§ **Short exercise**
Set the listing down unchanged, minus every embedded image.

§ **Data shown**
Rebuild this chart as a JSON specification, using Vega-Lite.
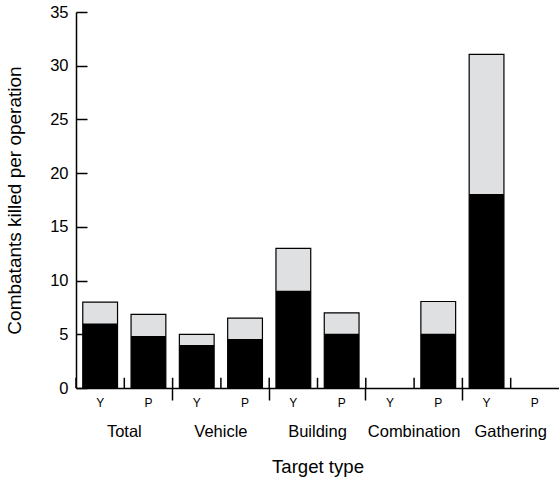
{
  "$schema": "https://vega.github.io/schema/vega-lite/v6.json",
  "width": 483,
  "height": 376,
  "autosize": {"type": "none"},
  "padding": {"left": 76, "top": 12, "right": 0, "bottom": 92},
  "config": {
    "view": {"stroke": null},
    "font": "Liberation Sans",
    "axis": {"domainColor": "black", "tickColor": "black", "labelColor": "black", "titleColor": "black", "titleFontWeight": "normal", "grid": false, "domainWidth": 1.5, "tickWidth": 1.5}
  },
  "data": {
    "values": [
      {"key": "Total|Y", "group": "Total", "sub": "Y", "total": 8, "killed": 6},
      {"key": "Total|P", "group": "Total", "sub": "P", "total": 6.85, "killed": 4.85},
      {"key": "Vehicle|Y", "group": "Vehicle", "sub": "Y", "total": 5, "killed": 4},
      {"key": "Vehicle|P", "group": "Vehicle", "sub": "P", "total": 6.5, "killed": 4.55},
      {"key": "Building|Y", "group": "Building", "sub": "Y", "total": 13, "killed": 9.05},
      {"key": "Building|P", "group": "Building", "sub": "P", "total": 7, "killed": 5.05},
      {"key": "Combination|Y", "group": "Combination", "sub": "Y", "total": null, "killed": null},
      {"key": "Combination|P", "group": "Combination", "sub": "P", "total": 8.05, "killed": 5.05},
      {"key": "Gathering|Y", "group": "Gathering", "sub": "Y", "total": 31.05, "killed": 18.05},
      {"key": "Gathering|P", "group": "Gathering", "sub": "P", "total": null, "killed": null}
    ]
  },
  "resolve": {"axis": {"x": "independent"}},
  "layer": [
    {
      "mark": {"type": "bar", "fill": "#dfe0e2", "stroke": "black", "strokeWidth": 1.2, "width": {"band": 0.72}},
      "encoding": {
        "x": {
          "field": "key", "type": "nominal",
          "scale": {"type": "band", "domain": ["Total|Y","Total|P","Vehicle|Y","Vehicle|P","Building|Y","Building|P","Combination|Y","Combination|P","Gathering|Y","Gathering|P"], "paddingInner": 0, "paddingOuter": 0},
          "axis": {"orient": "bottom", "title": null, "ticks": false, "domain": true, "labelAngle": 0, "labelExpr": "split(datum.value, '|')[1]", "labelFontSize": 12, "labelPadding": 9}
        },
        "y": {
          "field": "total", "type": "quantitative",
          "scale": {"domain": [0, 35], "nice": false, "zero": true},
          "axis": {"title": "Combatants killed per operation", "values": [0,5,10,15,20,25,30,35], "tickSize": -11, "labelFontSize": 16.5, "labelPadding": 19, "titleFontSize": 19, "titlePadding": 25}
        }
      }
    },
    {
      "mark": {"type": "bar", "fill": "black", "width": {"band": 0.72}},
      "encoding": {
        "x": {
          "field": "key", "type": "nominal",
          "scale": {"type": "band", "domain": ["Total|Y","Total|P","Vehicle|Y","Vehicle|P","Building|Y","Building|P","Combination|Y","Combination|P","Gathering|Y","Gathering|P"], "paddingInner": 0, "paddingOuter": 0},
          "axis": {"orient": "bottom", "title": "Target type", "titleFontSize": 18.6, "titlePadding": 17.5, "ticks": false, "domain": false, "labelAngle": 0, "values": ["Total|P","Vehicle|P","Building|P","Combination|P","Gathering|P"], "labelExpr": "split(datum.value, '|')[0]", "labelOffset": -24.15, "labelFontSize": 16.5, "labelPadding": 35}
        },
        "y": {
          "field": "killed", "type": "quantitative",
          "scale": {"domain": [0, 35], "nice": false, "zero": true},
          "axis": {"title": "Combatants killed per operation", "values": [0,5,10,15,20,25,30,35], "tickSize": -11, "labelFontSize": 16.5, "labelPadding": 19, "titleFontSize": 19, "titlePadding": 25}
        }
      }
    },
    {
      "mark": {"type": "rule", "stroke": "black", "strokeWidth": 1.5},
      "encoding": {
        "x": {
          "field": "key", "type": "nominal", "bandPosition": 0,
          "scale": {"type": "band", "domain": ["Total|Y","Total|P","Vehicle|Y","Vehicle|P","Building|Y","Building|P","Combination|Y","Combination|P","Gathering|Y","Gathering|P"], "paddingInner": 0, "paddingOuter": 0},
          "axis": {"orient": "bottom", "title": null, "labels": false, "domain": false, "ticks": true, "tickSize": 12, "bandPosition": 0, "values": ["Vehicle|Y","Building|Y","Combination|Y","Gathering|Y"]}
        },
        "y": {"datum": 0, "type": "quantitative", "scale": {"domain": [0, 35], "nice": false, "zero": true}, "axis": {"title": "Combatants killed per operation", "values": [0,5,10,15,20,25,30,35], "tickSize": -11, "labelFontSize": 16.5, "labelPadding": 19, "titleFontSize": 19, "titlePadding": 25}},
        "y2": {"datum": 0.95}
      }
    }
  ]
}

§ **Full answer**
Rebuild this chart as a JSON specification, using Vega-Lite.
{
  "$schema": "https://vega.github.io/schema/vega-lite/v6.json",
  "width": 483,
  "height": 376,
  "autosize": {"type": "none"},
  "padding": {"left": 76, "top": 12, "right": 0, "bottom": 92},
  "config": {
    "view": {"stroke": null},
    "font": "Liberation Sans",
    "axis": {"domainColor": "black", "tickColor": "black", "labelColor": "black", "titleColor": "black", "titleFontWeight": "normal", "grid": false, "domainWidth": 1.5, "tickWidth": 1.5}
  },
  "data": {
    "values": [
      {"key": "Total|Y", "group": "Total", "sub": "Y", "total": 8, "killed": 6},
      {"key": "Total|P", "group": "Total", "sub": "P", "total": 6.85, "killed": 4.85},
      {"key": "Vehicle|Y", "group": "Vehicle", "sub": "Y", "total": 5, "killed": 4},
      {"key": "Vehicle|P", "group": "Vehicle", "sub": "P", "total": 6.5, "killed": 4.55},
      {"key": "Building|Y", "group": "Building", "sub": "Y", "total": 13, "killed": 9.05},
      {"key": "Building|P", "group": "Building", "sub": "P", "total": 7, "killed": 5.05},
      {"key": "Combination|Y", "group": "Combination", "sub": "Y", "total": null, "killed": null},
      {"key": "Combination|P", "group": "Combination", "sub": "P", "total": 8.05, "killed": 5.05},
      {"key": "Gathering|Y", "group": "Gathering", "sub": "Y", "total": 31.05, "killed": 18.05},
      {"key": "Gathering|P", "group": "Gathering", "sub": "P", "total": null, "killed": null}
    ]
  },
  "resolve": {"axis": {"x": "independent"}},
  "layer": [
    {
      "mark": {"type": "bar", "fill": "#dfe0e2", "stroke": "black", "strokeWidth": 1.2, "width": {"band": 0.72}},
      "encoding": {
        "x": {
          "field": "key", "type": "nominal",
          "scale": {"type": "band", "domain": ["Total|Y","Total|P","Vehicle|Y","Vehicle|P","Building|Y","Building|P","Combination|Y","Combination|P","Gathering|Y","Gathering|P"], "paddingInner": 0, "paddingOuter": 0},
          "axis": {"orient": "bottom", "title": null, "ticks": false, "domain": true, "labelAngle": 0, "labelExpr": "split(datum.value, '|')[1]", "labelFontSize": 12, "labelPadding": 9}
        },
        "y": {
          "field": "total", "type": "quantitative",
          "scale": {"domain": [0, 35], "nice": false, "zero": true},
          "axis": {"title": "Combatants killed per operation", "values": [0,5,10,15,20,25,30,35], "tickSize": -11, "labelFontSize": 16.5, "labelPadding": 19, "titleFontSize": 19, "titlePadding": 25}
        }
      }
    },
    {
      "mark": {"type": "bar", "fill": "black", "width": {"band": 0.72}},
      "encoding": {
        "x": {
          "field": "key", "type": "nominal",
          "scale": {"type": "band", "domain": ["Total|Y","Total|P","Vehicle|Y","Vehicle|P","Building|Y","Building|P","Combination|Y","Combination|P","Gathering|Y","Gathering|P"], "paddingInner": 0, "paddingOuter": 0},
          "axis": {"orient": "bottom", "title": "Target type", "titleFontSize": 18.6, "titlePadding": 17.5, "ticks": false, "domain": false, "labelAngle": 0, "values": ["Total|P","Vehicle|P","Building|P","Combination|P","Gathering|P"], "labelExpr": "split(datum.value, '|')[0]", "labelOffset": -24.15, "labelFontSize": 16.5, "labelPadding": 35}
        },
        "y": {
          "field": "killed", "type": "quantitative",
          "scale": {"domain": [0, 35], "nice": false, "zero": true},
          "axis": {"title": "Combatants killed per operation", "values": [0,5,10,15,20,25,30,35], "tickSize": -11, "labelFontSize": 16.5, "labelPadding": 19, "titleFontSize": 19, "titlePadding": 25}
        }
      }
    },
    {
      "mark": {"type": "rule", "stroke": "black", "strokeWidth": 1.5},
      "encoding": {
        "x": {
          "field": "key", "type": "nominal", "bandPosition": 0,
          "scale": {"type": "band", "domain": ["Total|Y","Total|P","Vehicle|Y","Vehicle|P","Building|Y","Building|P","Combination|Y","Combination|P","Gathering|Y","Gathering|P"], "paddingInner": 0, "paddingOuter": 0},
          "axis": {"orient": "bottom", "title": null, "labels": false, "domain": false, "ticks": true, "tickSize": 12, "bandPosition": 0, "values": ["Vehicle|Y","Building|Y","Combination|Y","Gathering|Y"]}
        },
        "y": {"datum": 0, "type": "quantitative", "scale": {"domain": [0, 35], "nice": false, "zero": true}, "axis": {"title": "Combatants killed per operation", "values": [0,5,10,15,20,25,30,35], "tickSize": -11, "labelFontSize": 16.5, "labelPadding": 19, "titleFontSize": 19, "titlePadding": 25}},
        "y2": {"datum": 0.95}
      }
    }
  ]
}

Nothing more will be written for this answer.